Convém ressaltar, entretanto, que as hipóteses de abertura de concurso público com vistas à correção de irregularidades ou deficiências no quadro de pessoal, seja quanto à substituição de mão-de-obra comissionada e de terceirizados que exercem atribuições exclusivas de cargos efetivos, seja em virtude de defasagem no número de profissionais especializados em face da necessidade da Administração, por dependerem da criação de novos postos, por lei específica, submetem-se à vedação provocada pelos gatilhos fiscais indicados no quadro acima, enquanto perdurarem as situações excepcionais, ainda que o processo legislativo respectivo tenha sido deflagrado.
Assim, os concursos públicos não estão proibidos.
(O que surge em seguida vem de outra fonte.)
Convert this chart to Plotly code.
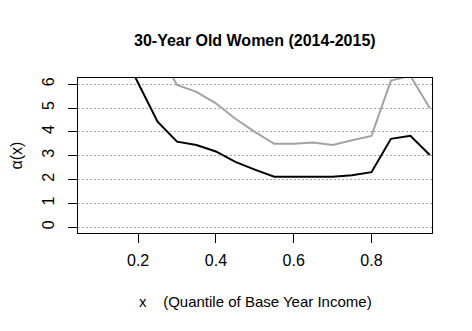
import plotly.graph_objects as go

# quantile grid and the two alpha(x) curves
quantiles = [0.05, 0.10, 0.15, 0.20, 0.25, 0.30, 0.35, 0.40, 0.45, 0.50,
             0.55, 0.60, 0.65, 0.70, 0.75, 0.80, 0.85, 0.90, 0.95]
alpha_black = [11.5, 9.6, 7.7, 6.05, 4.43, 3.59, 3.45, 3.18, 2.74, 2.42,
               2.12, 2.12, 2.12, 2.12, 2.18, 2.31, 3.71, 3.84, 3.03]
alpha_gray = [12.5, 11.0, 10.0, 8.8, 7.4, 5.97, 5.68, 5.2, 4.55, 4.0,
              3.5, 3.5, 3.55, 3.45, 3.65, 3.83, 6.15, 6.35, 4.99]

x_ticks = [0.2, 0.4, 0.6, 0.8]
y_ticks = [0, 1, 2, 3, 4, 5, 6]

FONT = "Liberation Sans, Arial, sans-serif"

fig = go.Figure()
fig.add_trace(go.Scatter(x=quantiles, y=alpha_gray, mode="lines",
                         line=dict(color="#A3A3A3", width=2)))
fig.add_trace(go.Scatter(x=quantiles, y=alpha_black, mode="lines",
                         line=dict(color="black", width=2)))

# page body has an 8px margin, so the figure is 8px smaller and shifted
fig.update_layout(
    width=464, height=323,
    margin=dict(l=70, r=40, t=70, b=98),
    paper_bgcolor="white", plot_bgcolor="white",
    showlegend=False,
    font=dict(family=FONT, size=16, color="black"),
    title=dict(text="<b>30-Year Old Women (2014-2015)</b>",
               x=0.532, xanchor="center", y=0.899, yanchor="middle",
               font=dict(size=16)),
    xaxis=dict(range=[0.0454, 0.9556], tickvals=x_ticks,
               ticktext=[f"{v:.1f}" for v in x_ticks],
               showgrid=False, zeroline=False, automargin=False,
               showline=True, linecolor="black", linewidth=1, mirror=True,
               ticks="outside", ticklen=9, tickcolor="black", tickwidth=1,
               ticklabelstandoff=4),
    yaxis=dict(range=[-0.24, 6.26], tickvals=y_ticks, tickangle=-90,
               showgrid=True, gridcolor="#A8A8A8", griddash="2px,2px", gridwidth=1,
               zeroline=False, automargin=False,
               showline=True, linecolor="black", linewidth=1, mirror=True,
               ticks="outside", ticklen=9, tickcolor="black", tickwidth=1,
               ticklabelstandoff=8),
    annotations=[
        dict(text="x    (Quantile of Base Year Income)", xref="paper", yref="paper",
             x=0.5, y=-0.44, xanchor="center", yanchor="middle", showarrow=False,
             font=dict(size=15)),
        dict(text="α(x)", xref="paper", yref="paper", textangle=-90,
             x=-0.175, y=0.5, xanchor="center", yanchor="middle", showarrow=False,
             font=dict(size=16)),
    ],
)

fig.write_html("out.html")
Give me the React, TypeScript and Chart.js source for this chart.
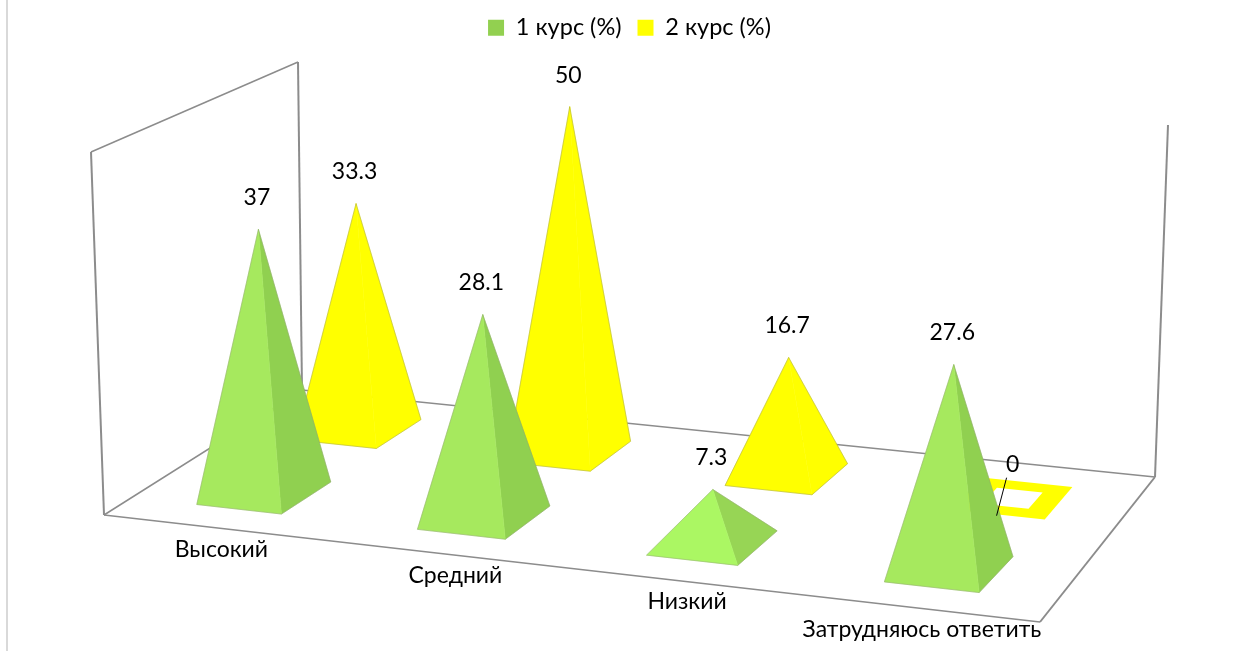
import React, { useEffect, useRef } from "react";
import { Chart, registerables } from "chart.js";

Chart.register(...registerables);

const categories = ["Высокий", "Средний", "Низкий", "Затрудняюсь ответить"];
const course1 = [37, 28.1, 7.3, 27.6];
const course2 = [33.3, 50, 16.7, 0];
const seriesNames = ["1 курс (%)", "2 курс (%)"];
const axisMax = 50;

const FONT = "Lato, Carlito, sans-serif";
const LABEL_SIZE = 23;
const LEGEND_SIZE = 23.5;

// Perspective box (pixel frame of the 3D scene)
const FLOOR = { a: [104, 515], b: [1040, 622], c: [1155, 477], d: [302, 390] };
const RISE = { a: [-13, -363], b: [10, -380], c: [13, -352], d: [-4, -328] };
const CATEGORY_LABEL_DX = [8, 17, 15, 7];

type P = [number, number];

function floorPoint(u: number, v: number): P {
  const { a, b, c, d } = FLOOR;
  const dx1 = b[0] - c[0], dx2 = d[0] - c[0], sx = a[0] - b[0] + c[0] - d[0];
  const dy1 = b[1] - c[1], dy2 = d[1] - c[1], sy = a[1] - b[1] + c[1] - d[1];
  const den = dx1 * dy2 - dx2 * dy1;
  const g = (sx * dy2 - dx2 * sy) / den;
  const h = (dx1 * sy - sx * dy1) / den;
  const w = 1 + g * u + h * v;
  return [
    ((b[0] - a[0] + g * b[0]) * u + (d[0] - a[0] + h * d[0]) * v + a[0]) / w,
    ((b[1] - a[1] + g * b[1]) * u + (d[1] - a[1] + h * d[1]) * v + a[1]) / w,
  ];
}

function project(u: number, v: number, t: number): P {
  const f = floorPoint(u, v);
  const bl = (k: 0 | 1) =>
    (1 - u) * (1 - v) * RISE.a[k] + u * (1 - v) * RISE.b[k] + u * v * RISE.c[k] + (1 - u) * v * RISE.d[k];
  return [f[0] + t * bl(0), f[1] + t * bl(1)];
}

function path(ctx: CanvasRenderingContext2D, pts: P[]) {
  ctx.beginPath();
  pts.forEach((p, i) => (i ? ctx.lineTo(p[0], p[1]) : ctx.moveTo(p[0], p[1])));
}

function face(ctx: CanvasRenderingContext2D, pts: P[], fill: string) {
  path(ctx, pts);
  ctx.closePath();
  ctx.fillStyle = fill;
  ctx.fill();
  ctx.strokeStyle = fill;
  ctx.lineWidth = 0.5;
  ctx.stroke();
}

function segment(ctx: CanvasRenderingContext2D, pts: P[], color: string, width: number, close = false) {
  path(ctx, pts);
  if (close) ctx.closePath();
  ctx.strokeStyle = color;
  ctx.lineWidth = width;
  ctx.stroke();
}

const pyramidPlugin = {
  id: "pyramids",
  beforeDatasetsDraw(chart: any) {
    const { ctx, scales, chartArea } = chart;
    const xs = scales.x, ys = scales.y;
    const U = (i: number) => (xs.getPixelForValue(i) - chartArea.left) / chartArea.width;
    const T = (val: number) => (chartArea.bottom - ys.getPixelForValue(val)) / chartArea.height;
    const nSeries = chart.data.datasets.length;
    const halfU = 0.05, halfV = 0.12;

    ctx.save();
    // page frame line
    segment(ctx, [[7, 0], [7, 651]], "#D9D9D9", 2);

    // box: walls and floor
    const wall = "#8C8C8C";
    const A0 = project(0, 0, 0), B0 = project(1, 0, 0), C0 = project(1, 1, 0), D0 = project(0, 1, 0);
    const A1 = project(0, 0, 1), C1 = project(1, 1, 1), D1 = project(0, 1, 1);
    segment(ctx, [D0, D1], wall, 2);
    segment(ctx, [C0, C1], wall, 2);
    segment(ctx, [A0, A1], wall, 2);
    segment(ctx, [A1, D1], wall, 1.5);
    segment(ctx, [A0, D0, C0], wall, 1.5);
    segment(ctx, [A0, B0], wall, 1.5);
    segment(ctx, [B0, C0], wall, 2);

    const labels: { p: P; text: string; zero: boolean }[] = [];

    for (let s = nSeries - 1; s >= 0; s--) {
      const ds = chart.data.datasets[s];
      const vc = (s + 0.5) / nSeries;
      ds.data.forEach((val: number, i: number) => {
        const u = U(i);
        const FL = project(u - halfU, vc - halfV, 0);
        const FR = project(u + halfU - 0.003, vc - halfV, 0);
        const BR = project(u + halfU, vc + halfV, 0);
        const BL = project(u - halfU, vc + halfV, 0);
        const t = T(val);
        const apex = project(u, vc, t);
        const low = t < 0.25;
        if (val === 0) {
          path(ctx, [FL, project(u + halfU, vc - halfV, 0), BR, BL]);
          ctx.closePath();
          ctx.fillStyle = ds.frontColor;
          ctx.fill();
          const q = 0.5;
          path(ctx, [
            project(u - halfU * q, vc - halfV * q, 0),
            project(u + halfU * q, vc - halfV * q, 0),
            project(u + halfU * q, vc + halfV * q, 0),
            project(u - halfU * q, vc + halfV * q, 0),
          ]);
          ctx.closePath();
          ctx.fillStyle = "#FFFFFF";
          ctx.fill();
        } else {
          face(ctx, [BR, apex, FR], low ? ds.sideColorLow : ds.sideColor);
          face(ctx, [FL, FR, apex], low ? ds.frontColorLow : ds.frontColor);
          segment(ctx, [FL, apex, BR, FR], ds.edgeColor, 0.75, true);
        }
        labels.push({ p: apex, text: String(val), zero: val === 0 });
      });
    }

    // value labels
    ctx.fillStyle = "#000";
    ctx.font = `${LABEL_SIZE}px ${FONT}`;
    ctx.textAlign = "center";
    ctx.textBaseline = "middle";
    labels.forEach((l) => {
      const x = l.p[0] - (l.zero ? 0 : 1.5);
      const y = l.p[1] - (l.zero ? 33.5 : 31.5);
      ctx.fillStyle = "#000";
      ctx.fillText(l.text, x, y);
      if (l.zero) segment(ctx, [[x - 6, y + 13], [x - 16, y + 51]], "#000", 1);
    });

    // category labels, below the front floor edge
    ctx.fillStyle = "#000";
    categories.forEach((c, i) => {
      const p = project(U(i), 0, 0);
      ctx.fillText(c, p[0] + CATEGORY_LABEL_DX[i], p[1] + 22);
    });
    ctx.restore();
    return false;
  },
};

export default function App() {
  const ref = useRef<HTMLCanvasElement>(null);
  useEffect(() => {
    document.body.style.margin = "0";
    const chart = new Chart(ref.current!, {
      type: "bar",
      data: {
        labels: categories,
        datasets: [
          {
            label: seriesNames[0],
            data: course1,
            backgroundColor: "#92D050",
            frontColor: "#A6E95E",
            sideColor: "#90D050",
            frontColorLow: "#ABF763",
            sideColorLow: "#97D555",
            edgeColor: "rgba(140,150,120,0.55)",
          } as any,
          {
            label: seriesNames[1],
            data: course2,
            backgroundColor: "#FFFF00",
            frontColor: "#FFFF00",
            sideColor: "#FFFF00",
            frontColorLow: "#FFFF00",
            sideColorLow: "#FFFF00",
            edgeColor: "rgba(150,150,90,0.6)",
          } as any,
        ],
      },
      options: {
        responsive: false,
        animation: false,
        layout: { padding: { left: 18 } },
        scales: {
          x: { display: false },
          y: { display: false, min: 0, max: axisMax },
        },
        plugins: {
          tooltip: { enabled: false },
          legend: {
            position: "top",
            onClick: () => {},
            labels: {
              boxWidth: 16,
              boxHeight: 16,
              padding: 16,
              color: "#000",
              font: { family: FONT, size: LEGEND_SIZE },
            },
          },
        },
      },
      plugins: [pyramidPlugin],
    });
    return () => chart.destroy();
  }, []);
  return <canvas ref={ref} width={1241} height={651} style={{ display: "block" }} />;
}
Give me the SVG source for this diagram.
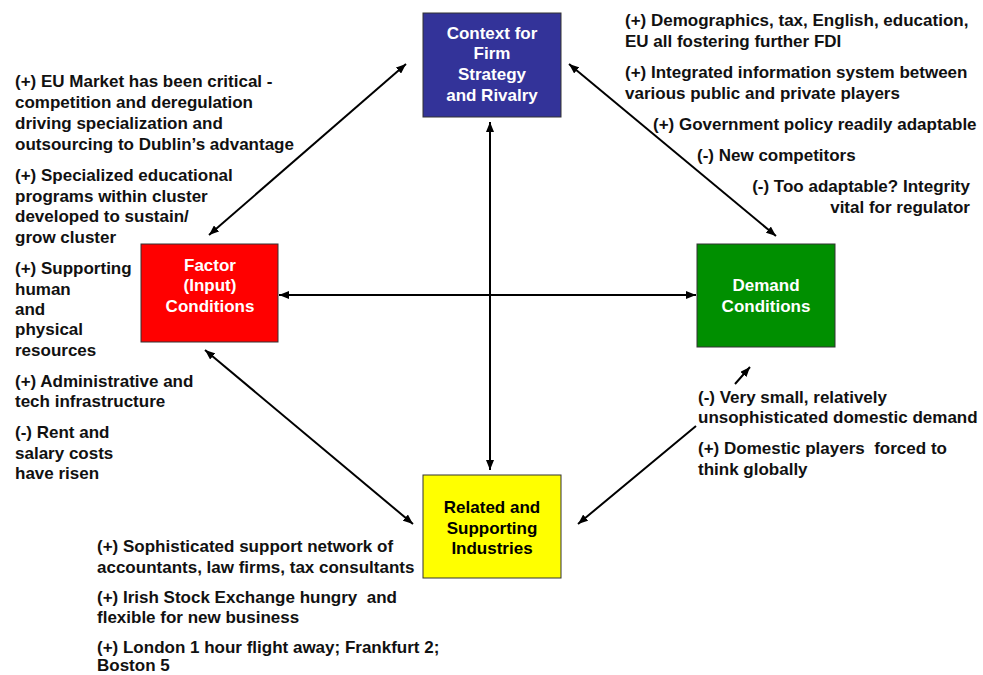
<svg xmlns="http://www.w3.org/2000/svg" width="983" height="675" viewBox="0 0 983 675">
<defs>
<marker id="ah" viewBox="0 0 10 8" refX="10" refY="4" markerWidth="10" markerHeight="8" markerUnits="userSpaceOnUse" orient="auto-start-reverse">
<path d="M0,0 L10,4 L0,8 z" fill="#000"/>
</marker>
<style>
.t{font-family:"Liberation Sans",Arial,sans-serif;font-size:17px;font-weight:bold;fill:#111;white-space:pre}
.bt{font-family:"Liberation Sans",Arial,sans-serif;font-size:17px;font-weight:bold;fill:#fff;text-anchor:middle}
.box{stroke:#333;stroke-width:1}
.c{stroke:#000;stroke-width:2;fill:none;marker-start:url(#ah);marker-end:url(#ah)}
</style>
</defs>
<rect width="983" height="675" fill="#fff"/>
<g id="connectors">
<line class="c" x1="406" y1="64" x2="209" y2="235"/>
<line class="c" x1="569" y1="64" x2="776" y2="236"/>
<line class="c" x1="205" y1="350" x2="413" y2="524"/>
<path class="c" d="M750,367 L735,384 M696,426 L578,524"/>
<line class="c" x1="279" y1="295" x2="696" y2="295"/>
<line class="c" x1="490" y1="122" x2="490" y2="470"/>
</g>
<g id="context">
<rect class="box" x="423" y="13" width="138" height="104" fill="#333399"/>
<text class="bt" x="492" y="39">Context for</text>
<text class="bt" x="492" y="59">Firm</text>
<text class="bt" x="492" y="80">Strategy</text>
<text class="bt" x="492" y="101">and Rivalry</text>
</g>
<g id="factor">
<rect class="box" x="141" y="244" width="137" height="98" fill="#ff0000"/>
<text class="bt" x="210" y="271">Factor</text>
<text class="bt" x="210" y="291">(Input)</text>
<text class="bt" x="210" y="312">Conditions</text>
</g>
<g id="demand">
<rect class="box" x="697" y="244" width="138" height="103" fill="#008f00"/>
<text class="bt" x="766" y="291">Demand</text>
<text class="bt" x="766" y="312">Conditions</text>
</g>
<g id="related">
<rect class="box" x="423" y="475" width="138" height="103" fill="#ffff00"/>
<text class="bt" x="492" y="513" style="fill:#000">Related and</text>
<text class="bt" x="492" y="534" style="fill:#000">Supporting</text>
<text class="bt" x="492" y="554" style="fill:#000">Industries</text>
</g>
<g id="notes-left">
<text class="t" x="15" y="87">(+) EU Market has been critical -</text>
<text class="t" x="15" y="108">competition and deregulation</text>
<text class="t" x="15" y="129">driving specialization and</text>
<text class="t" x="15" y="150">outsourcing to Dublin’s advantage</text>
<text class="t" x="15" y="181">(+) Specialized educational</text>
<text class="t" x="15" y="202">programs within cluster</text>
<text class="t" x="15" y="222">developed to sustain/</text>
<text class="t" x="15" y="243">grow cluster</text>
<text class="t" x="15" y="274">(+) Supporting</text>
<text class="t" x="15" y="295">human</text>
<text class="t" x="15" y="315">and</text>
<text class="t" x="15" y="335">physical</text>
<text class="t" x="15" y="356">resources</text>
<text class="t" x="15" y="387">(+) Administrative and</text>
<text class="t" x="15" y="407">tech infrastructure</text>
<text class="t" x="15" y="438">(-) Rent and</text>
<text class="t" x="15" y="459">salary costs</text>
<text class="t" x="15" y="479">have risen</text>
</g>
<g id="notes-top-right">
<text class="t" x="625" y="26">(+) Demographics, tax, English, education,</text>
<text class="t" x="625" y="47">EU all fostering further FDI</text>
<text class="t" x="625" y="78">(+) Integrated information system between</text>
<text class="t" x="625" y="99">various public and private players</text>
<text class="t" x="653" y="130">(+) Government policy readily adaptable</text>
<text class="t" x="697" y="161">(-) New competitors</text>
<text class="t" x="970" y="192" text-anchor="end">(-) Too adaptable? Integrity</text>
<text class="t" x="970" y="213" text-anchor="end">vital for regulator</text>
</g>
<g id="notes-right">
<text class="t" x="698" y="403">(-) Very small, relatively</text>
<text class="t" x="698" y="423">unsophisticated domestic demand</text>
<text class="t" x="698" y="454">(+) Domestic players  forced to</text>
<text class="t" x="698" y="475">think globally</text>
</g>
<g id="notes-bottom">
<text class="t" x="97" y="552">(+) Sophisticated support network of</text>
<text class="t" x="97" y="573">accountants, law firms, tax consultants</text>
<text class="t" x="97" y="603">(+) Irish Stock Exchange hungry  and</text>
<text class="t" x="97" y="623">flexible for new business</text>
<text class="t" x="97" y="653">(+) London 1 hour flight away; Frankfurt 2;</text>
<text class="t" x="97" y="671">Boston 5</text>
</g>
</svg>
O acesso democrático e meritório ao serviço público mantem-se como regra única, legítima e vigente de recrutamento para os cargos efetivos ou vitalícios, ainda que nos momentos de crise fiscal e de calamidade pública.
Que bom! (respira o aliviado leitor).
“Bom, mas não muito!” – respondo parafraseando o célebre Malba Tahan (pseudônimo do genial escritor brasileiro Julio Cesar de Mello e Sousa) e lembrando o título de um de seus contos[2].
O impacto negativo no âmbito dos concursos públicos virá dos efeitos da edição da Lei Complementar nº 178, de 13 de janeiro de 2021, que estabelece o Programa de Acompanhamento e Transparência Fiscal, o Plano de Promoção do Equilíbrio Fiscal e promove expressivas modificações na Lei de Responsabilidade Fiscal, em especial, no cômputo da despesa de pessoal, bem como da reforma administrativa, caso a PEC nº 32/2020 seja aprovada sem alterações ao projeto.
Mas isso é tema para outro artigo.
[1] Palestras proferidas no 3º Congresso Brasileiro de Gestores e Membros de Comissão de Concurso Público, realizado em 2017 e no XV Congresso Goiano de Direito Administrativo, realizado em 2018.
[2] Publicado no primeiro livro “Contos de Malba Tahan”, de 1925, cuja primeira edição foi a única obra que Julio Cesar assinou com seu próprio nome.